▸ **Task instructions**:
Can you copy out the data exactly? Leave the images out.
####################
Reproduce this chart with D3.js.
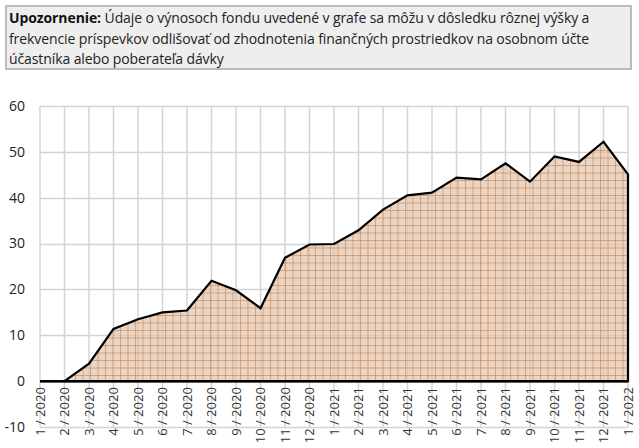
<!DOCTYPE html>
<html>
<head>
<meta charset="utf-8">
<script src="https://cdn.jsdelivr.net/npm/d3@7"></script>
<style>
  body { margin: 0; background: #fff; font-family: "Open Sans", sans-serif; }
  #note {
    position: absolute; left: 5px; top: 5px; width: 619px; height: 59px;
    background: #eeeeee; border: 2px solid #bcbcbc;
    padding: 1px 2px 1px 2px; font-size: 14px; line-height: 20.5px; color: #222;
    white-space: nowrap; letter-spacing: -0.1px;
  }
  #note b { font-weight: 700; color: #111; }
  #chart { position: absolute; left: 0; top: 0; }
</style>
</head>
<body>
<div id="chart"></div>
<div id="note"><b>Upozornenie:</b> Údaje o výnosoch fondu uvedené v grafe sa môžu v dôsledku rôznej výšky a<br>frekvencie príspevkov odlišovať od zhodnotenia finančných prostriedkov na osobnom účte<br>účastníka alebo poberateľa dávky</div>
<script>
var months = ["1 / 2020","2 / 2020","3 / 2020","4 / 2020","5 / 2020","6 / 2020","7 / 2020","8 / 2020","9 / 2020","10 / 2020","11 / 2020","12 / 2020",
              "1 / 2021","2 / 2021","3 / 2021","4 / 2021","5 / 2021","6 / 2021","7 / 2021","8 / 2021","9 / 2021","10 / 2021","11 / 2021","12 / 2021","1 / 2022"];
var values = [0, 0, 3.8, 11.4, 13.5, 15.0, 15.4, 21.9, 19.8, 15.9, 26.9, 29.8,
              29.9, 32.9, 37.4, 40.5, 41.1, 44.4, 44.0, 47.5, 43.5, 49.0, 47.8, 52.2, 45.1];
var yTicks = [-10, 0, 10, 20, 30, 40, 50, 60];

var width = 639, height = 448;
var margin = { top: 106, left: 40, right: 11, bottom: 21 };

var svg = d3.select("#chart").append("svg")
  .attr("width", width)
  .attr("height", height);

// checkered fill
var defs = svg.append("defs");
var pat = defs.append("pattern")
  .attr("id", "check")
  .attr("patternUnits", "userSpaceOnUse")
  .attr("width", 7.5).attr("height", 7.5);
pat.append("rect").attr("width", 7.5).attr("height", 7.5).attr("fill", "#e3c5ad").attr("fill-opacity", 0.7);
pat.append("line").attr("x1", 0).attr("y1", 0.5).attr("x2", 7.5).attr("y2", 0.5)
  .attr("stroke", "#bf7a45").attr("stroke-opacity", 0.55).attr("stroke-width", 1);
pat.append("line").attr("x1", 0.5).attr("y1", 0).attr("x2", 0.5).attr("y2", 7.5)
  .attr("stroke", "#bf7a45").attr("stroke-opacity", 0.55).attr("stroke-width", 1);

var x = d3.scalePoint()
  .domain(months)
  .range([margin.left, width - margin.right]);

var y = d3.scaleLinear()
  .domain([-10, 60])
  .range([height - margin.bottom, margin.top]);

// grid
svg.append("g").selectAll("line.h")
  .data(yTicks).enter().append("line")
  .attr("x1", margin.left).attr("x2", width - margin.right)
  .attr("y1", function(d) { return Math.round(y(d)) + 0.5; })
  .attr("y2", function(d) { return Math.round(y(d)) + 0.5; })
  .style("stroke", "#d4d4d4").style("stroke-width", "1.5px");

svg.append("g").selectAll("line.v")
  .data(months).enter().append("line")
  .attr("x1", function(d) { return x(d); })
  .attr("x2", function(d) { return x(d); })
  .attr("y1", y(60)).attr("y2", y(-10))
  .style("stroke", "#d4d4d4").style("stroke-width", "1.5px");

// y labels
svg.append("g").selectAll("text")
  .data(yTicks).enter().append("text")
  .attr("x", 25).attr("y", function(d) { return y(d); })
  .attr("dy", "0.35em")
  .attr("text-anchor", "end")
  .style("font-size", "14px").style("fill", "#222")
  .text(function(d) { return d; });

// area
var area = d3.area()
  .x(function(d, i) { return x(months[i]); })
  .y0(y(0))
  .y1(function(d) { return y(d); });

svg.append("path")
  .datum(values)
  .attr("d", area)
  .attr("fill", "url(#check)")
  .attr("stroke", "#000")
  .attr("stroke-width", 2.2)
  .attr("stroke-linejoin", "miter");

// zero line
svg.append("line")
  .attr("x1", margin.left).attr("x2", width - margin.right)
  .attr("y1", y(0)).attr("y2", y(0))
  .style("stroke", "#000").style("stroke-width", "2.5px");

// x labels
svg.append("g").selectAll("text")
  .data(months).enter().append("text")
  .attr("transform", function(d) { return "translate(" + x(d) + "," + (y(0) + 6) + ") rotate(-90)"; })
  .attr("dy", "0.35em")
  .attr("text-anchor", "end")
  .style("font-size", "13px").style("fill", "#333")
  .text(function(d) { return d; });
</script>
</body>
</html>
####################
▸ **Exercise solution**:
Reproduce this chart with D3.js.
<!DOCTYPE html>
<html>
<head>
<meta charset="utf-8">
<script src="https://cdn.jsdelivr.net/npm/d3@7"></script>
<style>
  body { margin: 0; background: #fff; font-family: "Open Sans", sans-serif; }
  #note {
    position: absolute; left: 5px; top: 5px; width: 619px; height: 59px;
    background: #eeeeee; border: 2px solid #bcbcbc;
    padding: 1px 2px 1px 2px; font-size: 14px; line-height: 20.5px; color: #222;
    white-space: nowrap; letter-spacing: -0.1px;
  }
  #note b { font-weight: 700; color: #111; }
  #chart { position: absolute; left: 0; top: 0; }
</style>
</head>
<body>
<div id="chart"></div>
<div id="note"><b>Upozornenie:</b> Údaje o výnosoch fondu uvedené v grafe sa môžu v dôsledku rôznej výšky a<br>frekvencie príspevkov odlišovať od zhodnotenia finančných prostriedkov na osobnom účte<br>účastníka alebo poberateľa dávky</div>
<script>
var months = ["1 / 2020","2 / 2020","3 / 2020","4 / 2020","5 / 2020","6 / 2020","7 / 2020","8 / 2020","9 / 2020","10 / 2020","11 / 2020","12 / 2020",
              "1 / 2021","2 / 2021","3 / 2021","4 / 2021","5 / 2021","6 / 2021","7 / 2021","8 / 2021","9 / 2021","10 / 2021","11 / 2021","12 / 2021","1 / 2022"];
var values = [0, 0, 3.8, 11.4, 13.5, 15.0, 15.4, 21.9, 19.8, 15.9, 26.9, 29.8,
              29.9, 32.9, 37.4, 40.5, 41.1, 44.4, 44.0, 47.5, 43.5, 49.0, 47.8, 52.2, 45.1];
var yTicks = [-10, 0, 10, 20, 30, 40, 50, 60];

var width = 639, height = 448;
var margin = { top: 106, left: 40, right: 11, bottom: 21 };

var svg = d3.select("#chart").append("svg")
  .attr("width", width)
  .attr("height", height);

// checkered fill
var defs = svg.append("defs");
var pat = defs.append("pattern")
  .attr("id", "check")
  .attr("patternUnits", "userSpaceOnUse")
  .attr("width", 7.5).attr("height", 7.5);
pat.append("rect").attr("width", 7.5).attr("height", 7.5).attr("fill", "#e3c5ad").attr("fill-opacity", 0.7);
pat.append("line").attr("x1", 0).attr("y1", 0.5).attr("x2", 7.5).attr("y2", 0.5)
  .attr("stroke", "#bf7a45").attr("stroke-opacity", 0.55).attr("stroke-width", 1);
pat.append("line").attr("x1", 0.5).attr("y1", 0).attr("x2", 0.5).attr("y2", 7.5)
  .attr("stroke", "#bf7a45").attr("stroke-opacity", 0.55).attr("stroke-width", 1);

var x = d3.scalePoint()
  .domain(months)
  .range([margin.left, width - margin.right]);

var y = d3.scaleLinear()
  .domain([-10, 60])
  .range([height - margin.bottom, margin.top]);

// grid
svg.append("g").selectAll("line.h")
  .data(yTicks).enter().append("line")
  .attr("x1", margin.left).attr("x2", width - margin.right)
  .attr("y1", function(d) { return Math.round(y(d)) + 0.5; })
  .attr("y2", function(d) { return Math.round(y(d)) + 0.5; })
  .style("stroke", "#d4d4d4").style("stroke-width", "1.5px");

svg.append("g").selectAll("line.v")
  .data(months).enter().append("line")
  .attr("x1", function(d) { return x(d); })
  .attr("x2", function(d) { return x(d); })
  .attr("y1", y(60)).attr("y2", y(-10))
  .style("stroke", "#d4d4d4").style("stroke-width", "1.5px");

// y labels
svg.append("g").selectAll("text")
  .data(yTicks).enter().append("text")
  .attr("x", 25).attr("y", function(d) { return y(d); })
  .attr("dy", "0.35em")
  .attr("text-anchor", "end")
  .style("font-size", "14px").style("fill", "#222")
  .text(function(d) { return d; });

// area
var area = d3.area()
  .x(function(d, i) { return x(months[i]); })
  .y0(y(0))
  .y1(function(d) { return y(d); });

svg.append("path")
  .datum(values)
  .attr("d", area)
  .attr("fill", "url(#check)")
  .attr("stroke", "#000")
  .attr("stroke-width", 2.2)
  .attr("stroke-linejoin", "miter");

// zero line
svg.append("line")
  .attr("x1", margin.left).attr("x2", width - margin.right)
  .attr("y1", y(0)).attr("y2", y(0))
  .style("stroke", "#000").style("stroke-width", "2.5px");

// x labels
svg.append("g").selectAll("text")
  .data(months).enter().append("text")
  .attr("transform", function(d) { return "translate(" + x(d) + "," + (y(0) + 6) + ") rotate(-90)"; })
  .attr("dy", "0.35em")
  .attr("text-anchor", "end")
  .style("font-size", "13px").style("fill", "#333")
  .text(function(d) { return d; });
</script>
</body>
</html>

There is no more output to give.